July 15, 2016
I’m in Phoenix and visited the Phoenix Art Museum. I was struck by the points of contact between modern/contemporary art and biblical interpretation. So, here is the first in a series of very short comments on some pieces of art and some thoughts about interpretation.
Here’s a piece, Tumbling Forms. What struck me was the way in which the artist piled gobs of paint in layers.
Here’s an example:
Whatever else this painting is doing, it is calling attention to itself as a painting. Its caption tells the observer that it depicts something–tumbling forms–but its technique reminds the reader that it is a painting. It enforces, in other words, a careful distinction between its being a depiction and its being a thing that self-consciously depicts. By having the gobs of paint turn the painting into a three dimensional object that rises from the surface of the canvas, the artist ensures that the observer is not too deeply immersed in the object depicted, but instead attends to the painting as a painting, as something graphic.

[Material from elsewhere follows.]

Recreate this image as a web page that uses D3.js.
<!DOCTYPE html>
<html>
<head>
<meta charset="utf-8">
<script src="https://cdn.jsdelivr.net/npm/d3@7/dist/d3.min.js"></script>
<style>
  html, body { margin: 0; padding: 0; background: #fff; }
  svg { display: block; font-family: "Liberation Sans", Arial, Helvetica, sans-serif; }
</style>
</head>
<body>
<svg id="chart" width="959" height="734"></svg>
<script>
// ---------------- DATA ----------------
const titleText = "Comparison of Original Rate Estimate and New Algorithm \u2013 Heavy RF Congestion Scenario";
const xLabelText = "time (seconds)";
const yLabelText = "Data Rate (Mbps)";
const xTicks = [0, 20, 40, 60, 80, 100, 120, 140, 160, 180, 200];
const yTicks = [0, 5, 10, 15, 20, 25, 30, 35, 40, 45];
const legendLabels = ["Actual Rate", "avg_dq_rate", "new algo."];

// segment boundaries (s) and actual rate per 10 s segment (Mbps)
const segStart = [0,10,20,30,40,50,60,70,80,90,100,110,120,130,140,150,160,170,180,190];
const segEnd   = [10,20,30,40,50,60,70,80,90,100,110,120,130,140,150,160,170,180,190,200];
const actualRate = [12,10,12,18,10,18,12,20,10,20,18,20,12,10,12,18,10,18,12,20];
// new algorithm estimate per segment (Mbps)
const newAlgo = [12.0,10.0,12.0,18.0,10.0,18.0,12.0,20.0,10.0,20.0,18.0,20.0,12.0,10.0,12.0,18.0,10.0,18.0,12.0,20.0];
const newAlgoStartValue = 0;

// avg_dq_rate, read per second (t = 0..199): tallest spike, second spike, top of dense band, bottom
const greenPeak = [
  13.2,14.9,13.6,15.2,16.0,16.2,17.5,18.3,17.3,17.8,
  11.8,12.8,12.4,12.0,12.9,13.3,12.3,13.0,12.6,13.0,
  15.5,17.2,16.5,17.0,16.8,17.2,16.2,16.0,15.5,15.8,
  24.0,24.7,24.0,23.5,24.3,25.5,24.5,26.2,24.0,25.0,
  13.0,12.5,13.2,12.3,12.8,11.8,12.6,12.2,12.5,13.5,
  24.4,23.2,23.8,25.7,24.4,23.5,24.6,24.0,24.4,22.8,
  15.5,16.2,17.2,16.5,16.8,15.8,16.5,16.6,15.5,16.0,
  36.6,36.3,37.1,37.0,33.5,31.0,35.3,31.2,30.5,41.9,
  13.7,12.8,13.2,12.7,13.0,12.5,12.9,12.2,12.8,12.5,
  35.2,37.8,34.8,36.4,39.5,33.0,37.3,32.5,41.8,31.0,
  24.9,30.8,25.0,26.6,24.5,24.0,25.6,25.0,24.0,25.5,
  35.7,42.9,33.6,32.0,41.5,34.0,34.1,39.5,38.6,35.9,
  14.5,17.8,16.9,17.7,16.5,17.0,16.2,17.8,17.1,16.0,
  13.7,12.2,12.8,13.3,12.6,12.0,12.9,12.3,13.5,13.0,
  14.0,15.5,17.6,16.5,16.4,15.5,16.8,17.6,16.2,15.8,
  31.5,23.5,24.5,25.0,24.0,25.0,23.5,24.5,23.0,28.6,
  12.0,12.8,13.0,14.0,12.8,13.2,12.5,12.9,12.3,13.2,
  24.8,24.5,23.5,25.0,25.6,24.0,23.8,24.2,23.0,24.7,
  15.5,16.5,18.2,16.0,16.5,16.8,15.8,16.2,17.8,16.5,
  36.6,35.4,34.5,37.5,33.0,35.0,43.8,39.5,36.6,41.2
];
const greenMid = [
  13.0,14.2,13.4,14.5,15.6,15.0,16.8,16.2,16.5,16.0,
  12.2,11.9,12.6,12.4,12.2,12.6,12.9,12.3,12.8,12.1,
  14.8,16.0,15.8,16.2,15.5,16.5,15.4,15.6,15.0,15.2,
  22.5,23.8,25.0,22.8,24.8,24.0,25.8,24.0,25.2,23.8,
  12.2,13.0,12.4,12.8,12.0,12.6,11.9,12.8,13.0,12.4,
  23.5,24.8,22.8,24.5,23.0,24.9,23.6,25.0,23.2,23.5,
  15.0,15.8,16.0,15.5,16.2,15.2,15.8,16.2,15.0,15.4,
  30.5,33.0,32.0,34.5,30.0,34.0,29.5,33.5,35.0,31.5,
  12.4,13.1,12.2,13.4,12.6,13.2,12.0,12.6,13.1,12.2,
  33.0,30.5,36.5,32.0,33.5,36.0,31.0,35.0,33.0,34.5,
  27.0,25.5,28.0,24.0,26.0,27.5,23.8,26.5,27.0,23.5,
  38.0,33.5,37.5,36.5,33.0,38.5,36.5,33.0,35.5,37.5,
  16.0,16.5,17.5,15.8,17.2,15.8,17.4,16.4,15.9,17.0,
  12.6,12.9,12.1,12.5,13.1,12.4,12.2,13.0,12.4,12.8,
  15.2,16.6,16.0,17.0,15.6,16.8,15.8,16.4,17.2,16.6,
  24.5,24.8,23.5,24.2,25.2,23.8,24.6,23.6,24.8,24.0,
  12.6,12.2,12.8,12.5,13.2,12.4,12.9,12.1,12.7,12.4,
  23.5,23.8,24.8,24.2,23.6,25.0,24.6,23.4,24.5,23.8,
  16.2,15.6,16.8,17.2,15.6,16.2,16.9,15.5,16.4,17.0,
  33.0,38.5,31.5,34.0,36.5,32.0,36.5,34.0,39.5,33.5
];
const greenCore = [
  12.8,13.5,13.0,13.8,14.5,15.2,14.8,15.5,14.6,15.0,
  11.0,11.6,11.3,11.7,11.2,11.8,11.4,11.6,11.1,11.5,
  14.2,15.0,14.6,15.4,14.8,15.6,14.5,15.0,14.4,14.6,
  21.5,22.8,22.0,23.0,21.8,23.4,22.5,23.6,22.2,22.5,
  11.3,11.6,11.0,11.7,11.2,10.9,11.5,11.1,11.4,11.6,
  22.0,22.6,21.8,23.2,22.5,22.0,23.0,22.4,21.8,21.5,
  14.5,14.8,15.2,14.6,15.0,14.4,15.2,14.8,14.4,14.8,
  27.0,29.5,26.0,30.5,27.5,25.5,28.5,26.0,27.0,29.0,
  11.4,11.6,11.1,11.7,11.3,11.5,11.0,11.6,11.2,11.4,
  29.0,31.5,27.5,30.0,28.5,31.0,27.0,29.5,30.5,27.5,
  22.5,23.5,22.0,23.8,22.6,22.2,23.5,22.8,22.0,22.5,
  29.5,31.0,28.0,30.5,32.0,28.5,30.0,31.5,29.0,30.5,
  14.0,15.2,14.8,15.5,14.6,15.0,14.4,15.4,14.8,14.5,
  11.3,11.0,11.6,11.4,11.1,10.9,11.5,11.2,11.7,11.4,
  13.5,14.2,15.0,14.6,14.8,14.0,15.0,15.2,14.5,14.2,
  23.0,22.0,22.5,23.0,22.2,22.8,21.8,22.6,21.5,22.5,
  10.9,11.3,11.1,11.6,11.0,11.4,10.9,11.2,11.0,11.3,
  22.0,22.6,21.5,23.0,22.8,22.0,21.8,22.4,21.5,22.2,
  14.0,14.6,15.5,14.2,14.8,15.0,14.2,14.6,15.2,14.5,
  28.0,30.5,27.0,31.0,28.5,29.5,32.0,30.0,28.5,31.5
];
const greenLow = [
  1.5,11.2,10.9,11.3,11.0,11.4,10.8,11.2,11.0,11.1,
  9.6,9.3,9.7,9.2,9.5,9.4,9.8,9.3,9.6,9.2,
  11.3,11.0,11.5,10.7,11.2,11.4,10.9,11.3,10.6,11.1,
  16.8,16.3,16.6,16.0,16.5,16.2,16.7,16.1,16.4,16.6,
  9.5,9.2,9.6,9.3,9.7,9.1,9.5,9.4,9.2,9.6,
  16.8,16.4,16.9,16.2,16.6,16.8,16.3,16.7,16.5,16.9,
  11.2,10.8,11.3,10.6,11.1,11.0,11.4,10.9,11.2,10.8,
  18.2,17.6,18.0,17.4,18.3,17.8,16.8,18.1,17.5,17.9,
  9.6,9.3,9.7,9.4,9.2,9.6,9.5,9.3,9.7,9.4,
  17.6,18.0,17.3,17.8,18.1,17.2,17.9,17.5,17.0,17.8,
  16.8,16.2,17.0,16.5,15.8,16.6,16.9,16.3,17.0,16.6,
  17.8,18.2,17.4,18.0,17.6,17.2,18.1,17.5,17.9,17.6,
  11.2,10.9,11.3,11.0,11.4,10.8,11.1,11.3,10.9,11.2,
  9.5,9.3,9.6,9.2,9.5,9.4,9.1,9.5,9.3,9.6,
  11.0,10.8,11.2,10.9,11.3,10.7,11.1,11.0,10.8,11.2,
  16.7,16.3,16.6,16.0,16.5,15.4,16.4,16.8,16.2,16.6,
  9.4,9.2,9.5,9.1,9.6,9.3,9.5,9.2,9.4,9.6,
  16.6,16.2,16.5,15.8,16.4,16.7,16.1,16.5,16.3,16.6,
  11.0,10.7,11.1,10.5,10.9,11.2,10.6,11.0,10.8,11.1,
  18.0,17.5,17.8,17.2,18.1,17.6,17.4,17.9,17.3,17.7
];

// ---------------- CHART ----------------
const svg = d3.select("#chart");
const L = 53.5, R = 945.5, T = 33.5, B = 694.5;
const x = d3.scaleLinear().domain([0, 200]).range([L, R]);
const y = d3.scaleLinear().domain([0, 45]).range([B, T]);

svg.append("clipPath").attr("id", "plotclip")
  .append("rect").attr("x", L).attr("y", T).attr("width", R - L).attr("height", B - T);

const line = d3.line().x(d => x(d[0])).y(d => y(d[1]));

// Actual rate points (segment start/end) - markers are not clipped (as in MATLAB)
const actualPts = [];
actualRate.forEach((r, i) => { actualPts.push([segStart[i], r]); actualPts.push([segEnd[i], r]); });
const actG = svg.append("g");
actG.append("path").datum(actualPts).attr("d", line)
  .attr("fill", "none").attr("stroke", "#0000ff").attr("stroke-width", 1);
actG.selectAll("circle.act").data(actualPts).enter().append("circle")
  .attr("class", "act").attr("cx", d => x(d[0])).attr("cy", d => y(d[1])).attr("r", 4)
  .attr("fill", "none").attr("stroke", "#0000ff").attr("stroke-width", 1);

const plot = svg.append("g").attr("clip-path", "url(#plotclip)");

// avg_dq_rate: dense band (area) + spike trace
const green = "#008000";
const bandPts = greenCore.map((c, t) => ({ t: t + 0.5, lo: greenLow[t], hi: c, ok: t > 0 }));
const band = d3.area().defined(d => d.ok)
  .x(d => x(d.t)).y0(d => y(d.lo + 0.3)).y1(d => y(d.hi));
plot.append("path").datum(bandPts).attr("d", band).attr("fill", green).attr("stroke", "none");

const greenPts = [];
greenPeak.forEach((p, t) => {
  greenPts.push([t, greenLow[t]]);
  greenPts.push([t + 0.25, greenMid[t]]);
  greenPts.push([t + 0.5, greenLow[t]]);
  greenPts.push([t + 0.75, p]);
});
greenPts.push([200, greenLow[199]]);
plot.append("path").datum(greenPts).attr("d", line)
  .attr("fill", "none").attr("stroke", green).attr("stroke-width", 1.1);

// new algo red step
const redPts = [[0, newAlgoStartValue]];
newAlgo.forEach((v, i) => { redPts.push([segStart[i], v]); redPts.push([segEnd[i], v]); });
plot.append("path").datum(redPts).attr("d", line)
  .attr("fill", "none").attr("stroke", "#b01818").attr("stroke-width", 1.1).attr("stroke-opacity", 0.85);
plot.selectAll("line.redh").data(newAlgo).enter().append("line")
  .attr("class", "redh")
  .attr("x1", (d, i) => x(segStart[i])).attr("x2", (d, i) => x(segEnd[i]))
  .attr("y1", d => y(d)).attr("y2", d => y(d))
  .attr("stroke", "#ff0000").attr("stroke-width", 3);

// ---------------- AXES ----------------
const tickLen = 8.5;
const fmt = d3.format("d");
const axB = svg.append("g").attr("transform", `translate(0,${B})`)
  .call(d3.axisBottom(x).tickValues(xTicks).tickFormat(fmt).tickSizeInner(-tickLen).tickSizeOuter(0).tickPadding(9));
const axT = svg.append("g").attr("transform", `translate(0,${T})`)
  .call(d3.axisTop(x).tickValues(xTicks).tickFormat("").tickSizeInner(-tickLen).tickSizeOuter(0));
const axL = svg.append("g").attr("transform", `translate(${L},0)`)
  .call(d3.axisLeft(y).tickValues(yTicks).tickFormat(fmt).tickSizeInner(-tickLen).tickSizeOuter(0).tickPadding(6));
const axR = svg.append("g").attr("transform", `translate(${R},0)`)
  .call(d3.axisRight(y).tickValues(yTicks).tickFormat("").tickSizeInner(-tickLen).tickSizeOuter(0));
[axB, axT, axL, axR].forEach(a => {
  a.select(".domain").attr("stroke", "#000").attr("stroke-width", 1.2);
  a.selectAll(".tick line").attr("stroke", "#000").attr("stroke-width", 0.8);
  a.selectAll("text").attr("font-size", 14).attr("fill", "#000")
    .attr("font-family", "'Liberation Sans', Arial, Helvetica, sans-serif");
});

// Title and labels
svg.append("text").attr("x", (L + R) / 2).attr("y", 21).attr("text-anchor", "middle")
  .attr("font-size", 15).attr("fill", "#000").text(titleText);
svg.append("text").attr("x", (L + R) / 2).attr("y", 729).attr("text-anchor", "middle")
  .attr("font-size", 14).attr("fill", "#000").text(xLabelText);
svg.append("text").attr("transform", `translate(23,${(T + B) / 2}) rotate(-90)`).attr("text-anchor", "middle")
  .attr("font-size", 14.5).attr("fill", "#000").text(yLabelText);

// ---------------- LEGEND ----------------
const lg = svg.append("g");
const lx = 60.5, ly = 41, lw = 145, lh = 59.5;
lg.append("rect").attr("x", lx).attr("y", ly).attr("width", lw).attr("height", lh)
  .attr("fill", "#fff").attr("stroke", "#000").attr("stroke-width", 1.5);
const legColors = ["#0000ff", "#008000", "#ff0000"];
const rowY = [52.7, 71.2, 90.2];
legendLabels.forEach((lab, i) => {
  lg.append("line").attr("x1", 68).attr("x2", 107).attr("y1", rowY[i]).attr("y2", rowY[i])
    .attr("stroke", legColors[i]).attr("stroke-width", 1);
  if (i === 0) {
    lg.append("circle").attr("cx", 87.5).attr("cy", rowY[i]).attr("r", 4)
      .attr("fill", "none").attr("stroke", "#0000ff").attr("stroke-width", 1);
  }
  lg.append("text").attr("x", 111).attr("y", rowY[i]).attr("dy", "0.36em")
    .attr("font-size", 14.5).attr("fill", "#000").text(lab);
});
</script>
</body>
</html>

This reminded me of the way in which the Bible sometimes calls attention to itself as writing, even as it directs the reader’s attention to the subject matter that is narrated or discussed.
- “Not with our ancestors did the Lord make this covenant, but with us, who are all of us here alive today. The Lord spoke with you face to face at the mountain” (Deuteronomy 5:3-4, NRSV). Deuteronomy knows that the people who met with the Lord at Mount Horeb were all dead and that none of those being addressed in these verses were alive when the covenant was first made. But it deliberately ignores that historical reality to make the point that the covenant is renewed in each generation. It thus calls attention to itself as something other than narrative, even as it engages in narration.

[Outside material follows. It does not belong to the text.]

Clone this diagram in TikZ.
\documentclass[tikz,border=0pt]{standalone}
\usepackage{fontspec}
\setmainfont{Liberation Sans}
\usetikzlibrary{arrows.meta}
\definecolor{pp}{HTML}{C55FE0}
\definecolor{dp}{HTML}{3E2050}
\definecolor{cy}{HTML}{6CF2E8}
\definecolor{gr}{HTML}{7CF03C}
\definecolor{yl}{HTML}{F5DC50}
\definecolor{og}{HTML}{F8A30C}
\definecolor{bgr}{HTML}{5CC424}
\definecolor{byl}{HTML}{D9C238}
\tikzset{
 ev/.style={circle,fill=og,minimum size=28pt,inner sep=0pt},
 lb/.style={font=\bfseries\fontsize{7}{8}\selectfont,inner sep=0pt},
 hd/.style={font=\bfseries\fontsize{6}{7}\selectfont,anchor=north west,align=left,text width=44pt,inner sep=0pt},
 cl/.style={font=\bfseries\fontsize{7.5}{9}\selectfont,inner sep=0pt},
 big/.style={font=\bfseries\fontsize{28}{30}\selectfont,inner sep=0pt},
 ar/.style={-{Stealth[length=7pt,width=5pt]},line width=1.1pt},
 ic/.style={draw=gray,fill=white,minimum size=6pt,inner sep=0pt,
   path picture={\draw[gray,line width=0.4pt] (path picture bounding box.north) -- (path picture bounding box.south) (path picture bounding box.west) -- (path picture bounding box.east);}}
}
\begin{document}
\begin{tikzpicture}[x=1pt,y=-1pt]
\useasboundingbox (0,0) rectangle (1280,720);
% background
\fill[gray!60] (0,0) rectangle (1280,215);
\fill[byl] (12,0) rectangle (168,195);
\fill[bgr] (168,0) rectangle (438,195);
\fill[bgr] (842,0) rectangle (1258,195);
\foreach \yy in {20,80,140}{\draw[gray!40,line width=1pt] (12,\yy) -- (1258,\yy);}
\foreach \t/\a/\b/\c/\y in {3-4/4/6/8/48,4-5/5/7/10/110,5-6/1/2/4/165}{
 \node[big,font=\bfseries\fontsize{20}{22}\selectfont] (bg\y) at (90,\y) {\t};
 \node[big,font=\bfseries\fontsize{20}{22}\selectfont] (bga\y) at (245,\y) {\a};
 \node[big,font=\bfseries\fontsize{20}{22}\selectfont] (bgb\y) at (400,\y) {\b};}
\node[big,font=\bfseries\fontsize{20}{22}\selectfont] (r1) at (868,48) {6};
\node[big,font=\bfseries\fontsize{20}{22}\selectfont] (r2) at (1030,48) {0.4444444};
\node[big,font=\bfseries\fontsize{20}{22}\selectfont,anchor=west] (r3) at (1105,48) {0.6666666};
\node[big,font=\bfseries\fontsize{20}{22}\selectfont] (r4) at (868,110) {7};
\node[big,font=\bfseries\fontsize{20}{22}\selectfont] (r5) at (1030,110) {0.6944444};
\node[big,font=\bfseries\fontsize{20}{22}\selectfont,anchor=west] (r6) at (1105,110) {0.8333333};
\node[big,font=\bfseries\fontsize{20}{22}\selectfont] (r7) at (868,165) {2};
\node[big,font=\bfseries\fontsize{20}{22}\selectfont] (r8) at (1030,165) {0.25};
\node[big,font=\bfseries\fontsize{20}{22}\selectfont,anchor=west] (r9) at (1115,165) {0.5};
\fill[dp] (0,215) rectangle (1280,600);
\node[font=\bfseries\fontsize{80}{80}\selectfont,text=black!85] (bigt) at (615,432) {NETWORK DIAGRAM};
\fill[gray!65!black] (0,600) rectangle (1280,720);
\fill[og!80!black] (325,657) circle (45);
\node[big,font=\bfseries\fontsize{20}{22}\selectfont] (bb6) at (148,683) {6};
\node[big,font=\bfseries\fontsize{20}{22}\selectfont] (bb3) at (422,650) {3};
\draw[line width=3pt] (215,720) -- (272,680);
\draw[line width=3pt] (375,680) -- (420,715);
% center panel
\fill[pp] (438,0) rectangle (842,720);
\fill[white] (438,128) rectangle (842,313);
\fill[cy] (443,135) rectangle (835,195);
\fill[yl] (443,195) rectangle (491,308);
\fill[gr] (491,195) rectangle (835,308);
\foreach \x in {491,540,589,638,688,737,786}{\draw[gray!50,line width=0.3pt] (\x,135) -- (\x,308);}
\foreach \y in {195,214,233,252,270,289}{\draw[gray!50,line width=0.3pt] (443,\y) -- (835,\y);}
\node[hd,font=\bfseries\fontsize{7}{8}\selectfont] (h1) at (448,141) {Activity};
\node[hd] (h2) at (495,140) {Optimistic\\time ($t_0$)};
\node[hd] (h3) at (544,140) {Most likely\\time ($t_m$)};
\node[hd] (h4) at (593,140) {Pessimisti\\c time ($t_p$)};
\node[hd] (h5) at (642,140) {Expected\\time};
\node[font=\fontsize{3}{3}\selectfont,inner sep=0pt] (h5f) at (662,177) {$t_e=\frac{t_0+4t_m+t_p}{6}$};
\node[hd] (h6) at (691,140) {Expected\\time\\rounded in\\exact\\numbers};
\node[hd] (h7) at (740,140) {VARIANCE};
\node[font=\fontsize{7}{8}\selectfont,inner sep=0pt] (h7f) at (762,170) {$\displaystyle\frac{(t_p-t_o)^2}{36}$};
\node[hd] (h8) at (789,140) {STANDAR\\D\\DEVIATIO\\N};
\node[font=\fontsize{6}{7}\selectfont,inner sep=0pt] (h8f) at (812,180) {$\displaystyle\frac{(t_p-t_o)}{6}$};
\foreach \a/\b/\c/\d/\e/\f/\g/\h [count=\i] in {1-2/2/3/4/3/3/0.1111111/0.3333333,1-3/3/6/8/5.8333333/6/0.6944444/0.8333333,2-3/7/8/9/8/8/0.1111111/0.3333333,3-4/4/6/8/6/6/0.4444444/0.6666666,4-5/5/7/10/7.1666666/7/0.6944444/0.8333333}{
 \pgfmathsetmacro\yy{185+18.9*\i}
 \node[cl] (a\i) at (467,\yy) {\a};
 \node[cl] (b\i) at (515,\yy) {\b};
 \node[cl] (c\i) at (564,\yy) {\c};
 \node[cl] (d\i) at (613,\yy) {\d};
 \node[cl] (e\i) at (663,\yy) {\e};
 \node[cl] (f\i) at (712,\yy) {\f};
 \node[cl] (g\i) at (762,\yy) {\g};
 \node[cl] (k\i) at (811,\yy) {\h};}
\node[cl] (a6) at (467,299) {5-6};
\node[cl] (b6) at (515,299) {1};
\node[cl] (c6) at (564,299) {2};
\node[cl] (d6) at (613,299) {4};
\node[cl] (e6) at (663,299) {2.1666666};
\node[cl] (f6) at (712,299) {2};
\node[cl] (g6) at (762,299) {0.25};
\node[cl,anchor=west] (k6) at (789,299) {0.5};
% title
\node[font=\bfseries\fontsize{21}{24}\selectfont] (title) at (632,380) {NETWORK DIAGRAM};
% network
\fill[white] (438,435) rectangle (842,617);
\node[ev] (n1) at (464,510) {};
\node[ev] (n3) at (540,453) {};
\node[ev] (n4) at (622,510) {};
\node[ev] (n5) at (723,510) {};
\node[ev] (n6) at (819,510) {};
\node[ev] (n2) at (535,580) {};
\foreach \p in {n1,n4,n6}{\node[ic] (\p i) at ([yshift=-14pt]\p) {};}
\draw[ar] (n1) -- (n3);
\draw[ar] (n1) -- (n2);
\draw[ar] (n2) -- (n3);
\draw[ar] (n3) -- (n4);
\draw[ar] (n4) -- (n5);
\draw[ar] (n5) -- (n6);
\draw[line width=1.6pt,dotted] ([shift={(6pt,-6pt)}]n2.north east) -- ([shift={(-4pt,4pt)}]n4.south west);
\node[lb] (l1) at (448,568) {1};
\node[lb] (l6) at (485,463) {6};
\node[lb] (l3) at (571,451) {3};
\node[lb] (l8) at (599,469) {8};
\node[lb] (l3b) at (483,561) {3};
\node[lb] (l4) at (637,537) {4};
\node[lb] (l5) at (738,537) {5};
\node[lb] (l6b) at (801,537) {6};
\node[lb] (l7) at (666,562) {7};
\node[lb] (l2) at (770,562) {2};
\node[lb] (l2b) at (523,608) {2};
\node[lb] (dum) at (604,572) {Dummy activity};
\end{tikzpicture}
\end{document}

- Consider the preface to the gospel according to Luke. Here the (implied) author steps out of the text to address the implied reader.

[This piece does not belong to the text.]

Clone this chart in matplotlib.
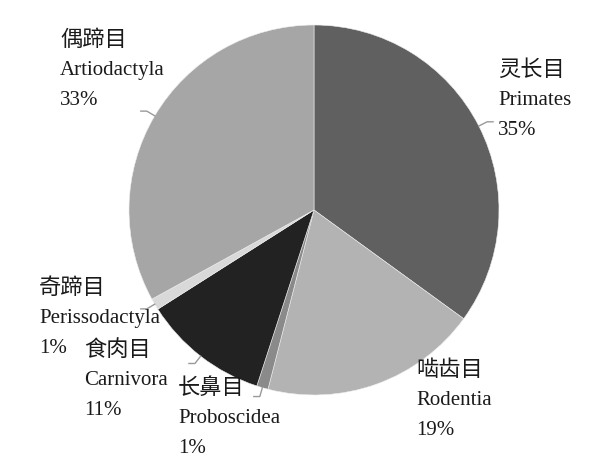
import numpy as np
import matplotlib.pyplot as plt

plt.rcParams['font.family'] = ['Liberation Serif', 'Noto Sans CJK SC']

# Orders of mammals, clockwise from 12 o'clock
names_cn = ['灵长目', '啮齿目', '长鼻目', '食肉目', '奇蹄目', '偶蹄目']
names_en = ['Primates', 'Rodentia', 'Proboscidea', 'Carnivora', 'Perissodactyla', 'Artiodactyla']
shares = [35, 19, 1, 11, 1, 33]
colors = ['#606060', '#b3b3b3', '#8a8a8a', '#222222', '#d9d9d9', '#a6a6a6']

# label placement (pixel coords, top-left of text block) and whether a leader is drawn
label_pos = [(498, 60), (416, 360), (178, 378), (84, 340), (39, 278), (60, 30)]
leader = [True, False, True, True, True, True]

W, H = 597, 465
fig = plt.figure(figsize=(W / 100, H / 100), dpi=100)
ax = fig.add_axes([0, 0, 1, 1])
cx, cy, R = 314, H - 210, 185
wedges, _ = ax.pie(shares, colors=colors, startangle=90, counterclock=False,
                   center=(cx, cy), radius=R, frame=True,
                   wedgeprops=dict(edgecolor='#eeeeee', linewidth=0.4))
ax.set_xlim(0, W)
ax.set_ylim(0, H)
ax.set_aspect('equal')
ax.axis('off')

line_h = 30
for w, cn, en, s, (lx, ly), ld in zip(wedges, names_cn, names_en, shares, label_pos, leader):
    ax.text(lx, H - ly, cn, fontsize=16, va='top', ha='left', color='#1a1a1a')
    ax.text(lx, H - ly - line_h - 1, en, fontsize=15, va='top', ha='left', color='#1a1a1a')
    ax.text(lx, H - ly - 2 * line_h - 1, f'{s}%', fontsize=15, va='top', ha='left', color='#1a1a1a')
    if ld:
        ang = np.deg2rad((w.theta1 + w.theta2) / 2)
        x0, y0 = cx + R * np.cos(ang), cy + R * np.sin(ang)
        x1, y1 = cx + R * 1.05 * np.cos(ang), cy + R * 1.05 * np.sin(ang)
        xe = x1 + (6 if np.cos(ang) > 0 else -6)
        ax.plot([x0, x1, xe], [y0, y1, y1], color='#999999', lw=1.0)

fig.savefig('out.png', dpi=100)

- Finally, there is this passage in John’s gospel: “Now Jesus did many other signs in the presence of his disciples, which are not written in this book. But these are written so that you may come to believe that Jesus is the Messiah” (John 20:30-31, NRSV). Here the author drops the pretense of simple narration and tells the reader why the narration exists.
In each of these instances, the Bible directs the reader’s attention away from what seems like a straightforward historical narrative and toward the text as something written–as the creation of a writer.
Like the painting above, the Bible wants the reader to be mindful of the way in which the Bible is a written work, even as it seeks to engross the reader in its subject matter. In other words, it wants the reader to carefully attend to the scribal, graphic features of the Bible.